Eu contei que a Bíblia só mostra um Deus cruel, incompetente e insensível. Ela disse que eu precisava ler a bíblia melhor, com a ajuda de alguém, porque não acreditou quando falei que li todo o Novo Testamento e o Apocalipse três vezes, além de conhecer quase todo o Antigo.

Ela discordou fortemente quando falei que é estranho um Deus antes tão presente hoje não dar nenhum sinal. Preferi não discorrer sobre a crueldade de Deus para com Jó ou as atrocidades de Josué para conquistar a Terra Prometida e também não quis dizer que o Deus que fazia coisas como abrir o Mar Vermelho não ajuda seu próprio povo em Israel no meio de tantas bombas e mortes. Aliás, por que Israel precisa ter o melhor Exército do mundo se eles são o povo escolhido, não é? Foi o que apenas pensei, pois argumentar só faria com que me aborrecesse.

Depois, eu perguntei a ela: Veja, por que Deus, sendo onipotente, não se revelou logo para todos os povos? Dizem que os orixás são do demônio. Mas as religiões africanas são de outro povo, outra cultura. Que culpa eles têm se não conheciam Deus? Veja, na Índia, muitos adoram ou a Shiva, Vishnu ou a um Deus Ganesha, um deus com cara de elefante. Muitos lá nunca ouviram falar em Jesus Cristo.

Só que aí ela respondeu: mas Deus deu ao homem o livre arbítrio.

Eu respondi: a senhora não está entendendo. Estou falando que essas pessoas não tiveram como saber quem era o Deus único e verdadeiro. A única coisa que fizeram foi não nascer no lugar certo.

De novo, ela falou no livre arbítrio. Mas acontece que, se essas pessoas não tiveram chance de conhecer a Jesus, ninguém pode falar em livre arbítrio, pois tudo que fizeram foi nascer no lugar errado e não tiveram chance de conhecê-lo. Se Ele tivesse se revelado logo para hindus, egípcios, chineses, persas e povos nativos americanos, em vez de apenas para os hebreus e mesmo assim eles tivessem querido adorar outros deuses, aí sim se poderia falar em livre arbítrio, porque eles teriam tido a chance de escolher.

Ainda mencionei como os padres foram cruéis para com muitos índios na colonização das Américas e de como um padre, ao dar a um índio a chance de se converter a Cristo antes de mandar executá-lo, ouviu: “Se no Paraíso todos são como você, prefiro ir para o inferno. “

Horrorizada, ela disse que, se o índio soubesse como era o inferno, não teria dito aquilo. Pena que ela não considerou que o índio falou daquela forma por causa da crueldade com que os padres cristãos o haviam tratado e de como os colonizadores haviam chegado massacrando seu povo, invadindo suas terras e destruindo sua cultura. Afinal, os padres e colonizadores falavam de um Deus de misericórdia e amor e agiam com violência imperdoável, o que fez o índio não querer acreditar naquele Deus que lhe era apresentado.

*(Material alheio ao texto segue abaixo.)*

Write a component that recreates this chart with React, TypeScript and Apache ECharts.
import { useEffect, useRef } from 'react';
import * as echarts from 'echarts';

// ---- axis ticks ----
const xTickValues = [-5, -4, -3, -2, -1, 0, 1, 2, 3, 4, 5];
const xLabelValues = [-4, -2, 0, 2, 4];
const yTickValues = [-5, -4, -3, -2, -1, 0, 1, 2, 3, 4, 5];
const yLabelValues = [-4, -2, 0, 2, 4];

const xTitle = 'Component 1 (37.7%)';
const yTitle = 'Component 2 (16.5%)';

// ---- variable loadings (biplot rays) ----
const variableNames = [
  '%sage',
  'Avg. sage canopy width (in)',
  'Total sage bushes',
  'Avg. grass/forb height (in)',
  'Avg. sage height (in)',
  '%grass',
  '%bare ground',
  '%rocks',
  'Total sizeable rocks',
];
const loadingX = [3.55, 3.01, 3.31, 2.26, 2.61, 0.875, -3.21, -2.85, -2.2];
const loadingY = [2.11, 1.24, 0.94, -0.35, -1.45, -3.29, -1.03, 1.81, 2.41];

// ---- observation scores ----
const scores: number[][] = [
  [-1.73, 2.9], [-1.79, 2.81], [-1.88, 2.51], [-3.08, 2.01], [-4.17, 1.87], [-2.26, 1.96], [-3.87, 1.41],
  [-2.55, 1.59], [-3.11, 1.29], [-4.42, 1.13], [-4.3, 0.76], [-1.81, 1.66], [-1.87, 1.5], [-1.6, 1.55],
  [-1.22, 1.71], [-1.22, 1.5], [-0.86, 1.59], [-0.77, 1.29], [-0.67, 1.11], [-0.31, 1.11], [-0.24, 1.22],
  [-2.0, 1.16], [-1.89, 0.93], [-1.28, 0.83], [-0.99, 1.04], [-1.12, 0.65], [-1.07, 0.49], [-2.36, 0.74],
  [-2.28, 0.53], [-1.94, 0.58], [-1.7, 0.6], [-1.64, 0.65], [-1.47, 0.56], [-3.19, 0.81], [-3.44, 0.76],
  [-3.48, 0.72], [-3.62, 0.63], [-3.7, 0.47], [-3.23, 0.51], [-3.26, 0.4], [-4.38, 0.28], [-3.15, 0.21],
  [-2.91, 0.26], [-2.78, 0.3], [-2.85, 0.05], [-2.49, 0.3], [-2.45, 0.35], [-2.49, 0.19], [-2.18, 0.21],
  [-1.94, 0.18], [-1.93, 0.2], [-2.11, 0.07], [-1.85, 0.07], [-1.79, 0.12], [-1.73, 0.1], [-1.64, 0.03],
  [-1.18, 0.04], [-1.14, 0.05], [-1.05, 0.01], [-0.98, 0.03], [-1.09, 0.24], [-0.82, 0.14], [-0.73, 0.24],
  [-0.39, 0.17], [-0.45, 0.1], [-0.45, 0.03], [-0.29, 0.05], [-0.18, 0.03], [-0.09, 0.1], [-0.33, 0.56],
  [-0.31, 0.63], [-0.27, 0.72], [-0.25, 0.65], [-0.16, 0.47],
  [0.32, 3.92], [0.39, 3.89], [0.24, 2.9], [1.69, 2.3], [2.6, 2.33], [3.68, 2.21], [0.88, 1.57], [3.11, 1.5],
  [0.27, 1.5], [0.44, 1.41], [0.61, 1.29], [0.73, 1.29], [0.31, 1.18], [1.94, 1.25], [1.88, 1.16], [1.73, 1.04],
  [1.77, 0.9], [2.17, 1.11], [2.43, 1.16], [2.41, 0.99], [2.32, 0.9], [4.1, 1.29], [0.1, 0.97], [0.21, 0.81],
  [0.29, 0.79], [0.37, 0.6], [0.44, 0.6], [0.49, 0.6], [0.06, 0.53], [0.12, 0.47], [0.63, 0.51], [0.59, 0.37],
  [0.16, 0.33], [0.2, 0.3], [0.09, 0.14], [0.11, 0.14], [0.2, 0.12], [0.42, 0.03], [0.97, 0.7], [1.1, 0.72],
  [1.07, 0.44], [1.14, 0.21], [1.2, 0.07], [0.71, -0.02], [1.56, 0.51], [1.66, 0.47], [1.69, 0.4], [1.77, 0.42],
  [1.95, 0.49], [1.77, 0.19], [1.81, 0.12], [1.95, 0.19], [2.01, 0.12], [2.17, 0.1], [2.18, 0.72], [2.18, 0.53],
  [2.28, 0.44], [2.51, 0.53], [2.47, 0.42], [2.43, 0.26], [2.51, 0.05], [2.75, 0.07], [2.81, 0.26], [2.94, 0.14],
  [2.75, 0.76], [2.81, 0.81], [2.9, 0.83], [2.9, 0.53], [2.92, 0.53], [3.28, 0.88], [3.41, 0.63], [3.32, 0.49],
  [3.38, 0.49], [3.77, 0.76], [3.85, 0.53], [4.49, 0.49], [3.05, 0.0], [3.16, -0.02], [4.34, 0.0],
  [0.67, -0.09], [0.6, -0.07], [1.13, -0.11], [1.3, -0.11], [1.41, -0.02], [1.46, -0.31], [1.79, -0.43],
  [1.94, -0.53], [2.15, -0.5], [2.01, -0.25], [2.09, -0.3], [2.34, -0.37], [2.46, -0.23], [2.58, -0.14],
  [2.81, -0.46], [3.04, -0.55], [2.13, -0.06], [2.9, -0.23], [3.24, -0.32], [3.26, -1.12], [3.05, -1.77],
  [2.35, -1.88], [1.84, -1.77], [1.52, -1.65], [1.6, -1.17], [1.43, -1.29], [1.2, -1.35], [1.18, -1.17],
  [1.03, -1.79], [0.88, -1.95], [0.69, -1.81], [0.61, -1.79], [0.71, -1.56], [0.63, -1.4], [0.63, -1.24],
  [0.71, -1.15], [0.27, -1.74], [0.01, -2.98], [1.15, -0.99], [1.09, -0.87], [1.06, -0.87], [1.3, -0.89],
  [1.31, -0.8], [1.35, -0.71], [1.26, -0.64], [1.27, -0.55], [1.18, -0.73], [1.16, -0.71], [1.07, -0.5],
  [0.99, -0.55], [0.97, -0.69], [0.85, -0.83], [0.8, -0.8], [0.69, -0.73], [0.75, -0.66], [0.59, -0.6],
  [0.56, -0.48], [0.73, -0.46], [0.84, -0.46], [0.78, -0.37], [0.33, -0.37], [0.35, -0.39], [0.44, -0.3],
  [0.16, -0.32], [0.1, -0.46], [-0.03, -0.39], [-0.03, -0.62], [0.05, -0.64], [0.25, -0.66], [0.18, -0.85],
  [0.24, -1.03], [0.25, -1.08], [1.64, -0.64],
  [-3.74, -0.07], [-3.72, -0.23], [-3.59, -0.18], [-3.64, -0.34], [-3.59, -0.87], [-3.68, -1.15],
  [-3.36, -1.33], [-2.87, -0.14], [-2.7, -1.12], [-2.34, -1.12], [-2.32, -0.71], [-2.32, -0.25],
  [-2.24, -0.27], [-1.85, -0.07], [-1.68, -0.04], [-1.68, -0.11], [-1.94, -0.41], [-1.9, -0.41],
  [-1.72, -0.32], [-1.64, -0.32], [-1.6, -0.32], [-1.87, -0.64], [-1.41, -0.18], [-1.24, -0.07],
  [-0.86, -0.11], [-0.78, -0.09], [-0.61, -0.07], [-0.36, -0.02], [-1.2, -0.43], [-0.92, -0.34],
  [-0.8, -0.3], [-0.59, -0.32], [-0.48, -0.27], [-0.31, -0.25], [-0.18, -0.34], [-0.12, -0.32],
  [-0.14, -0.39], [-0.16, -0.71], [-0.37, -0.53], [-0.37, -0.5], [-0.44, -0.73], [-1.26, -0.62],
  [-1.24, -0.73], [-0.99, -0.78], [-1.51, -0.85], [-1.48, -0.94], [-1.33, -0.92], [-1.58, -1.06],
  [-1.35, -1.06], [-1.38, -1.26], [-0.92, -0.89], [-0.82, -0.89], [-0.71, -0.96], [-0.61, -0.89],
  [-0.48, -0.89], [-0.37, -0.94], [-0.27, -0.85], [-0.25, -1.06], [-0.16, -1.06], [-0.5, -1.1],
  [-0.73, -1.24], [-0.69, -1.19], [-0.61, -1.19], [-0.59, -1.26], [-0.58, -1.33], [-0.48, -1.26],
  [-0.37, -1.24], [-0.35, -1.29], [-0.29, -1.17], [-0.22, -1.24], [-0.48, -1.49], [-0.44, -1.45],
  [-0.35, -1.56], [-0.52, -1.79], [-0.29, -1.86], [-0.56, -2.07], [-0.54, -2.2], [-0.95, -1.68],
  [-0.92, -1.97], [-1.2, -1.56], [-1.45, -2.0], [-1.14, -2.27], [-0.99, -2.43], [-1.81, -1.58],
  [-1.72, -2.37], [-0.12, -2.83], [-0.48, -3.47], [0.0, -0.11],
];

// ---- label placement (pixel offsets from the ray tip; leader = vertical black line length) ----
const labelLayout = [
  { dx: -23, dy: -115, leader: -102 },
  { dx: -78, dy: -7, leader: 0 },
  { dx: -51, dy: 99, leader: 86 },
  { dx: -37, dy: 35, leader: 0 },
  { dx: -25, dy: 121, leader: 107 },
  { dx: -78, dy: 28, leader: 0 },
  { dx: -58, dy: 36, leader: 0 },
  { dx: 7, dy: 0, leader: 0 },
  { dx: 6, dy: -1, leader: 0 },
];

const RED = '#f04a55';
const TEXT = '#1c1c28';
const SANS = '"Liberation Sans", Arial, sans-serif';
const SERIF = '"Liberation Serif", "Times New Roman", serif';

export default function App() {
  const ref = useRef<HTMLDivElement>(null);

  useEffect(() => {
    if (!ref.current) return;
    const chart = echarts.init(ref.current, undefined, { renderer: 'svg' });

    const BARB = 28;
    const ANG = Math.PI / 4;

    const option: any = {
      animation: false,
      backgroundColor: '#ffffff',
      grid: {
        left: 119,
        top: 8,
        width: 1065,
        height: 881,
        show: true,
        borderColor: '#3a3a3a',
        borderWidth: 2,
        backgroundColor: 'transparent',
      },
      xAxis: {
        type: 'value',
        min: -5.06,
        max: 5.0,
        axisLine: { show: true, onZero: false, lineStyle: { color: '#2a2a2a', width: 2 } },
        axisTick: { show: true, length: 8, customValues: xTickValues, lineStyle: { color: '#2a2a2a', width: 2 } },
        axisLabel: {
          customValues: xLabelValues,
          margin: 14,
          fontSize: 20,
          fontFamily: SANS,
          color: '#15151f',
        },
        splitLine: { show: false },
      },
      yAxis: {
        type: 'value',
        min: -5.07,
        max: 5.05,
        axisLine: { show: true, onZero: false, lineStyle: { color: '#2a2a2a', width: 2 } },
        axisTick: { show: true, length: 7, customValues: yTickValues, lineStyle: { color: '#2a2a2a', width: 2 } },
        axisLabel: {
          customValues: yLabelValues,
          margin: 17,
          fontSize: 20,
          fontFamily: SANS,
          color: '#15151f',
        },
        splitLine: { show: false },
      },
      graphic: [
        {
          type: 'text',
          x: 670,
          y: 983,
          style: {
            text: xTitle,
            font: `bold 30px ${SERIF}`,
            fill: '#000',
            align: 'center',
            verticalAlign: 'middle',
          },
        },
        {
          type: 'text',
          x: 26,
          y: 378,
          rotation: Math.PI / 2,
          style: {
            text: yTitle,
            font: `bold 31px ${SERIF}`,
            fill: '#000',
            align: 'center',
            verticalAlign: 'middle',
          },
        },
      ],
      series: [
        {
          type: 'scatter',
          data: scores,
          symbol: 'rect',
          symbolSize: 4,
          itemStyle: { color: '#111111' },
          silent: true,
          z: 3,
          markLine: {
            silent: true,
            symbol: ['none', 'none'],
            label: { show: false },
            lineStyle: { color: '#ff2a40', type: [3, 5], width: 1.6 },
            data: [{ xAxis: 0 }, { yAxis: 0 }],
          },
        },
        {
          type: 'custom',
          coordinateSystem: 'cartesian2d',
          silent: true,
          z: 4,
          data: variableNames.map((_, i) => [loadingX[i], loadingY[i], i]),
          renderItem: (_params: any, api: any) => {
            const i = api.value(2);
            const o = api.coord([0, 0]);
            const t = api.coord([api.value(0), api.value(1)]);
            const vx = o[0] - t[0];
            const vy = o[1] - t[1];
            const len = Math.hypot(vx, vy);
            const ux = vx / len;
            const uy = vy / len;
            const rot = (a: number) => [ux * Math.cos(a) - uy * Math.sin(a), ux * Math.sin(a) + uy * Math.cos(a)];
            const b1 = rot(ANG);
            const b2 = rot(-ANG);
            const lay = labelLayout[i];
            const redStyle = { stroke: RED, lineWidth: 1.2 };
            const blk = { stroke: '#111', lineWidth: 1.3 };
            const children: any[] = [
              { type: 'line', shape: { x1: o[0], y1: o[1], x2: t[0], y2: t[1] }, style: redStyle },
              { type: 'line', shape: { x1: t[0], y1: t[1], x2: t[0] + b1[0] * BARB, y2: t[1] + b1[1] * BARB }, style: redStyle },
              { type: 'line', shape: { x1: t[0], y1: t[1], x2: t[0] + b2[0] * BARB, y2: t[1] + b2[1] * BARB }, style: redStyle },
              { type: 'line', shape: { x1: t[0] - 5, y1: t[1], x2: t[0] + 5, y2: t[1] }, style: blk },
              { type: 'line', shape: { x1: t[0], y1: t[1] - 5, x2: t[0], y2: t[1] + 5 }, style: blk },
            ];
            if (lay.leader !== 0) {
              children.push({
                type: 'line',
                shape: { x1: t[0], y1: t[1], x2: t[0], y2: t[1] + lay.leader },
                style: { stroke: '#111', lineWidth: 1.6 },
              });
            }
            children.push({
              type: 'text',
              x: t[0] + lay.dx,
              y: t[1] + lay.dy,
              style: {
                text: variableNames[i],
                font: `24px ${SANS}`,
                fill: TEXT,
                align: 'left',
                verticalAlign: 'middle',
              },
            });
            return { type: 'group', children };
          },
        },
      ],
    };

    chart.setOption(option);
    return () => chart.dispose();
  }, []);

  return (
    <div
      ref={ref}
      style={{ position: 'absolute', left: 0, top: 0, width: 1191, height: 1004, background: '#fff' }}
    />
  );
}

Olha o que ela falou: não sei como alguém pode se sentir sem ter Deus no coração. E você, tenho certeza, não pode ser ateia. Ateu não tem amor no coração, é frio, insensível. Veja, você não ajudou aquele homem dando dinheiro para ele comprar um colchão? Um ateu não faria isso.

Desisti, poderia dizer que Bill gates é ateu e é filantropo e Angelina Jolie, ateia, ajuda crianças com fome na África. Infelizmente, ela, como muitas pessoas, considera que quem não acredita no Deus bíblico é insensível e cruel e não possui bondade.

Depois, quando chegou a vez dela descer, ela se despediu e foi embora e eu fiquei apenas pensando em como perdi meu tempo tentando me explicar.